The drum, made by laminating birchwood, was designed to bring out the warm sound of wood while maintaining the sharpness of a snaredrum. The project started from my wish to design and build a drum for my own drumkit. With the snare being vital to a drummer’s sound, I decided to develop my own “signature snare”.
Usually, snare drums are made with steel shells and rims, providing a crisp and clear sound. Wood, being much softer than steel, delivers a warmer sound. This sound can be tuned by selecting the type of wood, build method and shell design. I’ve chosen to use birch veneers which are easy to bend and produce a clear sound.
To bend the veneers, I made a mould from 18 mm. MDF panels, which can be opened to allow release of the finished shell. The veneers are cut to size and placed one at a time in the mould, glueing them together with PVA adhesive. When positioned, a skippyball is inflated in the shell to evenly apply pressure on the glued surface.
After release, the shell edges are flattened using a band sander and given the right angle. A steep angle generates a lot of sustain, while a shallow angle will dampen out the vibrating drumheads quicker. Despite this reasoning, I had a rounded milling head available, so the edges were rounded with a radius of 5 mm. The bottom edge needed additional sanding around the snare mat. After some experimenting, a 3 mm. deep recess in the rim was found to provide a good connection of snare to the bottom drumhead.
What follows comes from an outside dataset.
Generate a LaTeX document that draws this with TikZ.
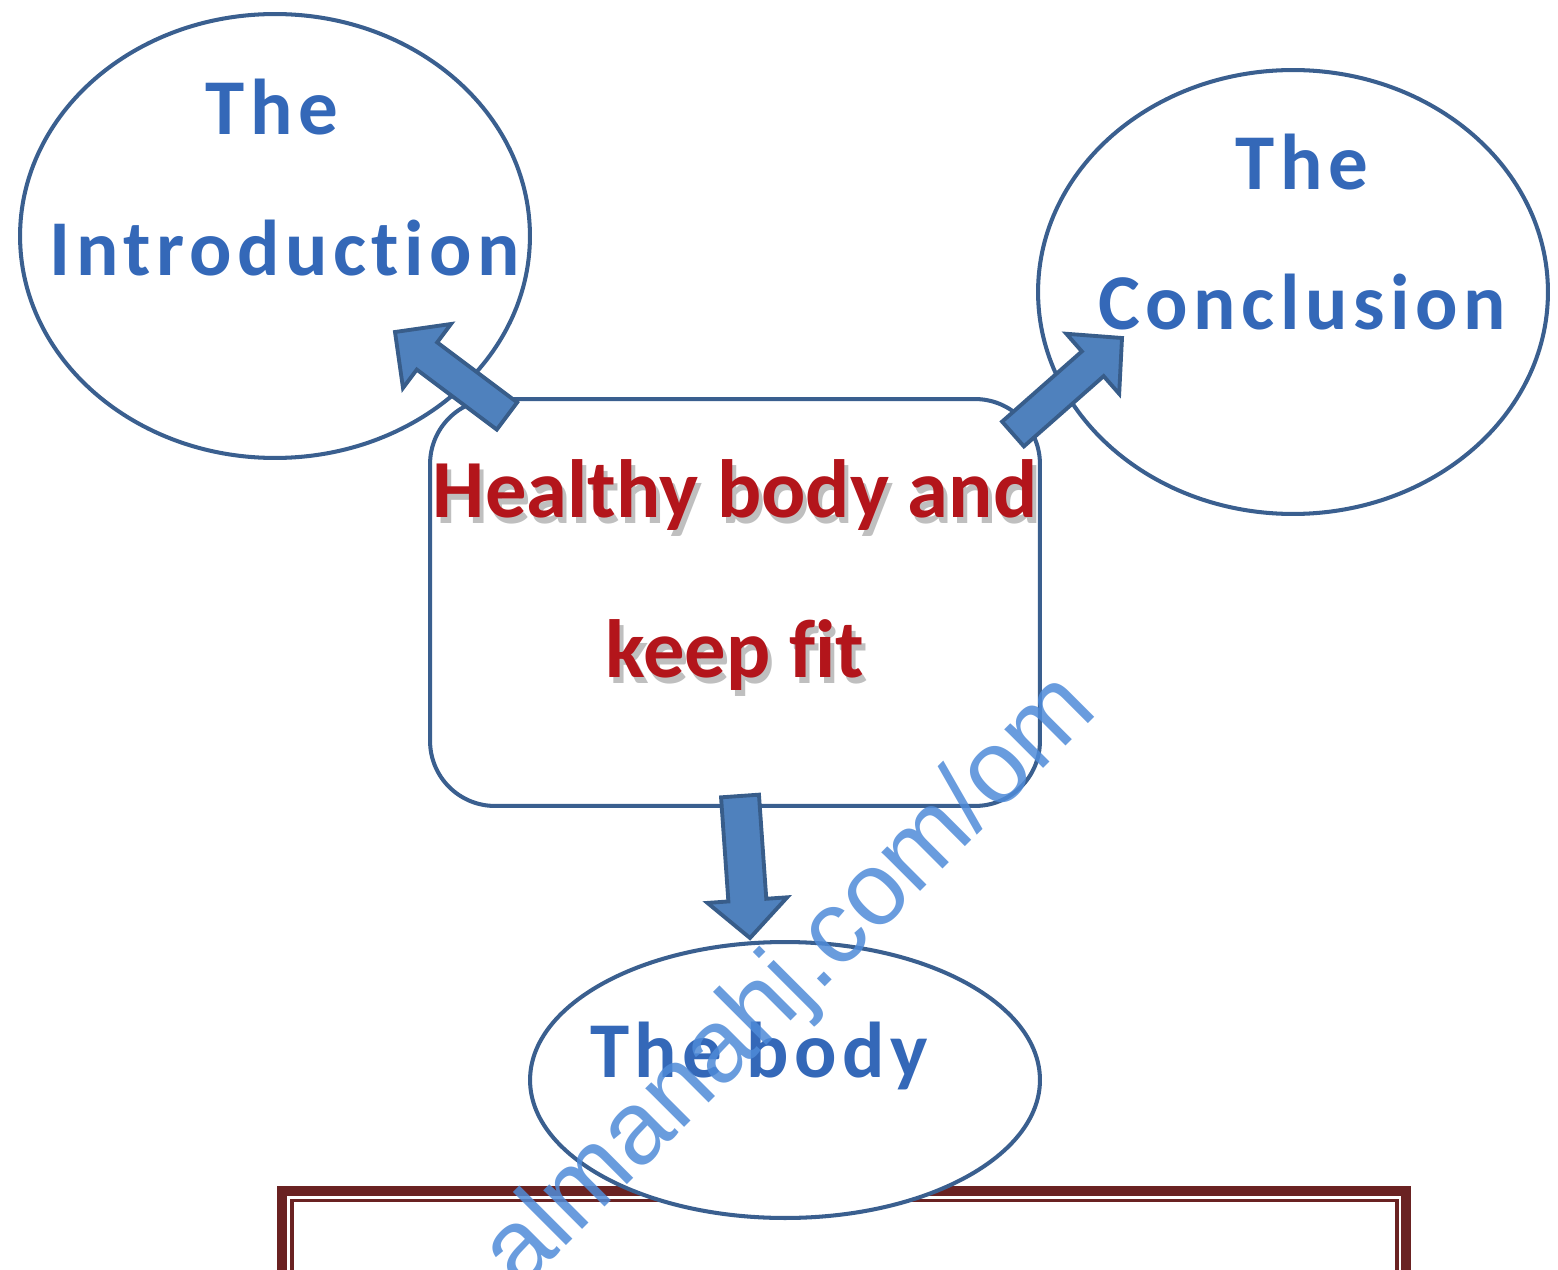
\documentclass[tikz,border=0pt]{standalone}
\usepackage{fontspec}
\usetikzlibrary{calc,shapes.geometric}
\newfontfamily\lblfont{Carlito}[LetterSpace=7.0, Ligatures={NoCommon,NoRare,NoContextual}, RawFeature=-liga]
\newfontfamily\redfont{Carlito}[Ligatures={NoCommon,NoRare,NoContextual}, RawFeature=-liga]
\newfontfamily\wmfont{Liberation Sans}
\definecolor{edgeblue}{HTML}{3A5F8F}
\definecolor{arrowfill}{HTML}{4F81BD}
\definecolor{arrowedge}{HTML}{385D8A}
\definecolor{labelblue}{HTML}{3468B8}
\definecolor{titlered}{HTML}{B3151B}
\definecolor{framered}{HTML}{6A2222}
\definecolor{wmblue}{HTML}{4F8BD8}
\tikzset{
  shapeline/.style={draw=edgeblue, line width=2.3pt, inner sep=0pt},
  blocky/.style={fill=arrowfill, draw=arrowedge, line width=2.2pt, line join=miter},
  bluetext/.style={font=\lblfont\bfseries\fontsize{45}{50}\selectfont, text=labelblue, anchor=base, inner sep=0pt},
  redtext/.style={font=\redfont\bfseries\fontsize{47}{52}\selectfont, text=titlered, anchor=base, inner sep=0pt},
  framethick/.style={draw=framered, line width=5.7pt, line join=miter},
  framethin/.style={draw=framered, line width=2.2pt, line join=miter},
}
\newcommand\RedTitle[3]{%
  \node[redtext,text=black,opacity=.25] (#1s) at ($(#2)+(4,6)$) {#3};
  \node[redtext] (#1) at (#2) {#3};}
\newcommand\BlockArrow[5]{% tail, tip, shaft half, head half, head length
  \coordinate (hb) at ($(#2)!#5!(#1)$);
  \path[blocky] ($(#1)!#3!90:(#2)$) -- ($(hb)!#3!90:(#2)$) -- ($(hb)!#4!90:(#2)$) -- (#2)
     -- ($(hb)!#4!-90:(#2)$) -- ($(hb)!#3!-90:(#2)$) -- ($(#1)!#3!-90:(#2)$) -- cycle;}
\begin{document}
\begin{tikzpicture}[x=0.02cm,y=-0.02cm]
\useasboundingbox (0,0) rectangle (1558,1270);
\clip (0,0) rectangle (1558,1270);
% bottom frame
\draw[framethick] (282,1300) -- (282,1191) -- (1406,1191) -- (1406,1300);
\draw[framethin] (292,1300) -- (292,1200.5) -- (1397,1200.5) -- (1397,1300);
% shapes
\node[ellipse, shapeline, minimum width=10.2cm, minimum height=8.88cm] (intro) at (275,236) {};
\node[ellipse, shapeline, minimum width=10.2cm, minimum height=8.88cm] (concl) at (1293,292) {};
\node[ellipse, shapeline, fill=white, minimum width=10.2cm, minimum height=5.52cm] (body) at (785,1080) {};
\node[rectangle, rounded corners=1.3cm, shapeline, minimum width=12.2cm, minimum height=8.14cm] (topic) at (735,602.5) {};
% block arrows
\coordinate (t1) at (507,416); \coordinate (p1) at (395,332);
\BlockArrow{t1}{p1}{0.34cm}{0.80cm}{0.80cm}
\coordinate (t2) at (1013,434); \coordinate (p2) at (1122,338);
\BlockArrow{t2}{p2}{0.33cm}{0.80cm}{0.78cm}
\coordinate (t3) at (740,796); \coordinate (p3) at (750,938);
\BlockArrow{t3}{p3}{0.38cm}{0.80cm}{0.76cm}
% labels
\node[bluetext] (introA) at (272,135) {The};
\node[bluetext] (introB) at (285,276) {Introduction};
\node[bluetext] (conclA) at (1302,190) {The};
\node[bluetext] (conclB) at (1302,330) {Conclusion};
\node[bluetext] (bodyA) at (759,1077) {The body};
\RedTitle{titleA}{735,517}{Healthy body and}
\RedTitle{titleB}{735,677}{keep fit}
% watermark
\node[rotate=45, font=\wmfont\fontsize{59}{60}\selectfont, text=wmblue, opacity=.85, inner sep=0pt] (wm) at (791,983) {almanahj.com/om};
\end{tikzpicture}
\end{document}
Finally, the mounting blocks were positioned and a set of wooden rims made from 18 mm. Multiplex. Again, the wood thickness needs to compensate for the stiffness difference compared to a steel rim.
Everything assembled and tested, the snare brings a nice sound. The sustain is similar to my steel snare drum and just about equal in volume. The tone is warmer, yet clear and appropriate for a snare drum.